The existence of a consent decree does not negate the court's power over an injunction. System Federation v. Wright, 364 U.S. 642, 646-47, 81 S. Ct. 368, 370-371, 5 L. Ed. 2d 349 (1961). It is equitable for the court to modify an injunction and decree in light of any materially changed circumstances, either by law or fact. Id. at 650-51, 81 S. Ct. at 372-373.
In light of the Hawaii Supreme Court's opinion in Bumanglag, it is only equitable and proper that this court's Injunction and Decree be dissolved. This court granted the Injunction and approved the Consent Decree because, at that time, Hawaii did not "provide for a prior judicial determination or a prompt judicial determination of obscenity after seizure of any motion picture film ... thereby making the seizures constitutionally impermissible." (Amended Permanent Injunction, p. 2). Hawaii now has procedures that satisfy any constitutional mandates.

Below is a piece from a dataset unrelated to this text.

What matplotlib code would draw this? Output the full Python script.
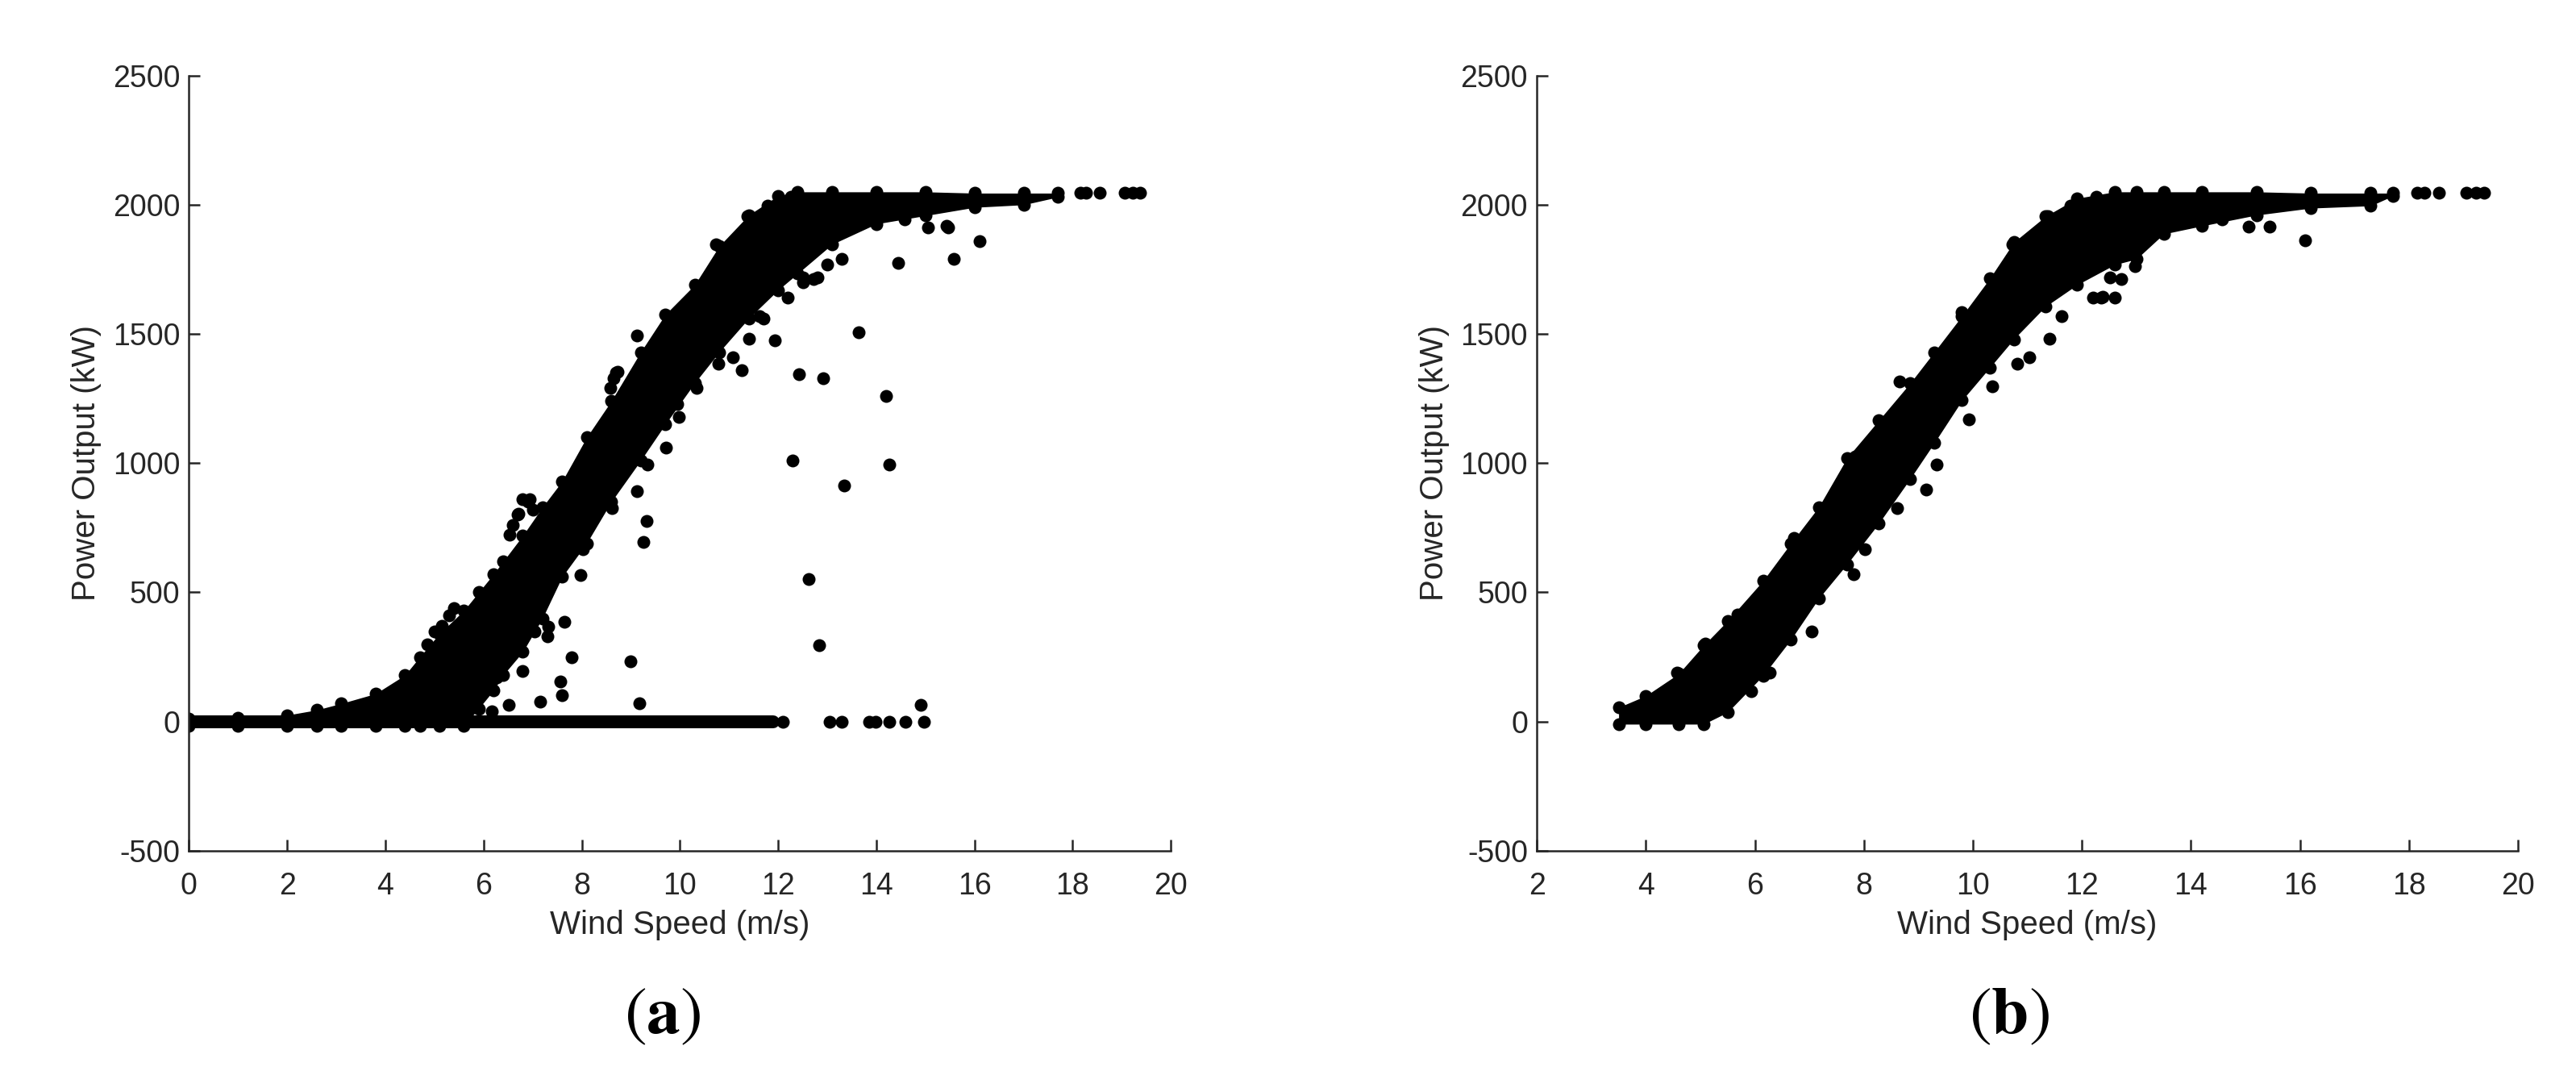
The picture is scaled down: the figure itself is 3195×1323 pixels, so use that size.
import matplotlib
matplotlib.use("Agg")
import matplotlib.pyplot as plt

plt.rcParams['font.family'] = ['Liberation Sans', 'DejaVu Sans']
plt.rcParams['axes.unicode_minus'] = False
plt.rcParams['mathtext.fontset'] = 'stix'

# ---- panel (a): raw data ----
# dense band, read off the picture as lower / upper edge per wind speed
a_band_x = [0.0, 1.0, 2.0, 2.6, 3.1, 3.8, 4.4, 4.7, 5.1, 5.6, 5.9, 6.2, 6.4, 6.8, 7.2, 7.6,
            8.1, 8.6, 9.2, 9.7, 10.3, 10.8, 11.4, 12.0, 12.4, 13.1, 14.0, 15.0, 16.0, 17.0, 17.7]
a_band_hi = [12, 15, 25, 45, 70, 108, 180, 250, 340, 430, 500, 570, 620, 720, 830, 930,
             1100, 1240, 1430, 1575, 1690, 1840, 1960, 2035, 2050, 2050, 2050, 2050, 2045, 2045, 2045]
a_band_lo = [-15, -15, -15, -15, -15, -15, -15, -15, -15, -15, 50, 120, 180, 270, 400, 560,
             690, 850, 1010, 1150, 1310, 1430, 1560, 1670, 1734, 1847, 1926, 1958, 1990, 2000, 2030]

# stopped turbine: zero output line and single zero points
a_zero_x = [0.0, 11.9]
a_zero_y = [0, 0]
a_zero_pts_x = [12.1, 13.05, 13.3, 13.85, 13.98, 14.27, 14.6, 14.97]

# scattered points away from (or on the rim of) the band
a_out_x = [12.3, 12.43, 12.91, 13.64, 14.2, 14.27, 13.35, 12.63, 12.84, 14.45, 15.58, 16.1,
           15.46, 15.05, 11.94, 11.26, 9.13, 9.32, 9.25, 9.0, 9.17, 9.72, 7.79, 7.57, 7.59,
           7.65, 7.32, 7.3, 7.15, 6.79, 6.52, 6.16, 7.97, 14.9, 4.85, 5.0, 5.15, 5.3, 5.4,
           6.6, 6.7, 6.8, 6.9, 7.0, 8.64, 8.7, 9.13, 11.7, 12.2, 12.5, 12.8, 13.0, 13.3,
           14.57, 15.43, 18.15, 18.28, 18.55, 19.06, 19.23, 19.38,
           8.73, 8.58, 6.94, 6.71, 6.53, 11.08, 11.41, 10.78, 10.34, 9.98, 9.95,
           11.62, 12.51, 12.72, 5.93, 6.27, 7.04, 8.02, 8.61, 9.33, 10.73, 11.37, 11.79, 12.26]
a_out_y = [1010, 1345, 1330, 1507, 1261, 996, 915, 552, 294, 1775, 1789, 1858,
           1913, 1911, 1474, 1359, 893, 776, 695, 232, 72, 1060, 248, 155, 103,
           387, 368, 330, 76, 196, 64, 40, 568, 64, 300, 350, 370, 410, 440,
           760, 800, 860, 850, 820, 1330, 1350, 1495, 1560, 1640, 1700, 1720, 1770, 1790,
           1944, 1918, 2045, 2045, 2045, 2045, 2045, 2045,
           1354, 1290, 860, 804, 723, 1410, 1481, 1385, 1290, 1179, 1230,
           1568, 1718, 1712, 100, 170, 350, 668, 827, 995, 1847, 1956, 1998, 2031]

# ---- panel (b): cleaned data ----
b_band_x = [3.5, 4.0, 4.6, 5.06, 5.5, 6.15, 6.66, 7.17, 7.69, 8.27, 8.85, 9.29, 9.8, 10.31,
            10.75, 11.33, 11.91, 12.6, 13.0, 13.5, 14.2, 15.2, 16.2, 17.3, 17.7]
b_band_hi = [55, 100, 185, 295, 390, 545, 690, 830, 1020, 1165, 1310, 1430, 1570, 1715,
             1855, 1955, 2025, 2050, 2050, 2050, 2050, 2050, 2045, 2045, 2045]
b_band_lo = [-10, -10, -10, -10, 36, 178, 317, 476, 609, 766, 940, 1078, 1243, 1370,
             1480, 1606, 1690, 1768, 1790, 1887, 1918, 1960, 1987, 1996, 2034]

b_out_x = [6.72, 7.81, 9.14, 8.66, 16.09, 15.44, 15.06, 12.98, 12.6, 12.35, 14.57,
           18.15, 18.28, 18.55, 19.06, 19.23, 19.38,
           11.03, 10.81, 11.41, 11.62, 12.2, 12.38, 12.51, 12.72, 10.35, 9.93, 9.33,
           8.61, 8.02, 7.04, 6.27, 5.93, 5.4, 5.09, 4.57, 5.68, 7.84, 9.79, 10.73,
           11.37, 11.79, 12.26]
b_out_y = [711, 570, 899, 1316, 1862, 1915, 1915, 1764, 1640, 1640, 1944,
           2045, 2045, 2045, 2045, 2045, 2045,
           1410, 1385, 1481, 1568, 1640, 1645, 1718, 1712, 1297, 1169, 995,
           827, 668, 350, 190, 119, 60, 302, 190, 414, 1026, 1586, 1847,
           1956, 1998, 2031]

x_ticks_a = [0, 2, 4, 6, 8, 10, 12, 14, 16, 18, 20]
x_ticks_b = [2, 4, 6, 8, 10, 12, 14, 16, 18, 20]
y_ticks = [-500, 0, 500, 1000, 1500, 2000, 2500]

ms = 11.5
axc = '#262626'

fig = plt.figure(figsize=(31.95, 13.23), dpi=100)
ax1 = fig.add_axes([0.07337, 0.20265, 0.38116, 0.72653])
ax2 = fig.add_axes([0.59662, 0.20265, 0.38085, 0.72653])


def draw_band(ax, bx, lo, hi):
    ax.fill_between(bx, lo, hi, color='k', lw=0)
    ax.plot(bx, lo, 'o', color='k', ms=ms, mew=0)
    ax.plot(bx, hi, 'o', color='k', ms=ms, mew=0)


draw_band(ax1, a_band_x, a_band_lo, a_band_hi)
ax1.plot(a_zero_x, a_zero_y, '-', color='k', lw=ms, solid_capstyle='round')
ax1.plot(a_zero_pts_x, [0] * len(a_zero_pts_x), 'o', color='k', ms=ms, mew=0)
ax1.plot(a_out_x, a_out_y, 'o', color='k', ms=ms, mew=0)

draw_band(ax2, b_band_x, b_band_lo, b_band_hi)
ax2.plot(b_out_x, b_out_y, 'o', color='k', ms=ms, mew=0)

for ax, xt in [(ax1, x_ticks_a), (ax2, x_ticks_b)]:
    ax.set_xlim(xt[0], xt[-1])
    ax.set_ylim(-500, 2500)
    ax.set_xticks(xt)
    ax.set_yticks(y_ticks)
    for s in ['top', 'right']:
        ax.spines[s].set_visible(False)
    for s in ['left', 'bottom']:
        ax.spines[s].set_color(axc)
        ax.spines[s].set_linewidth(1.8)
    ax.tick_params(direction='in', length=10, width=1.8, colors=axc, labelsize=27)
    ax.tick_params(axis='x', pad=19)
    ax.tick_params(axis='y', pad=8)
    ax.set_xlabel('Wind Speed (m/s)', fontsize=29, color=axc, labelpad=8)
    ax.set_ylabel('Power Output (kW)', fontsize=29, color=axc, labelpad=10)

fig.text(0.257, 0.046, r'($\mathbf{a}$)', fontsize=60, family='STIXGeneral',
         ha='center', va='center')
fig.text(0.780, 0.046, r'($\mathbf{b}$)', fontsize=60, family='STIXGeneral',
         ha='center', va='center')

fig.savefig('out.png', dpi=100)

The State now grants, in substance, the same relief as the Injunction. Under our system of federalism, federal courts should not interfere with state enforcement of laws when the state laws are sufficient to protect the constitutional rights of its citizens. There is no longer any reason for further supervision over the activities of the State police or prosecuting attorney.
The Motions to Dissolve the Injunction and Decree are hereby GRANTED.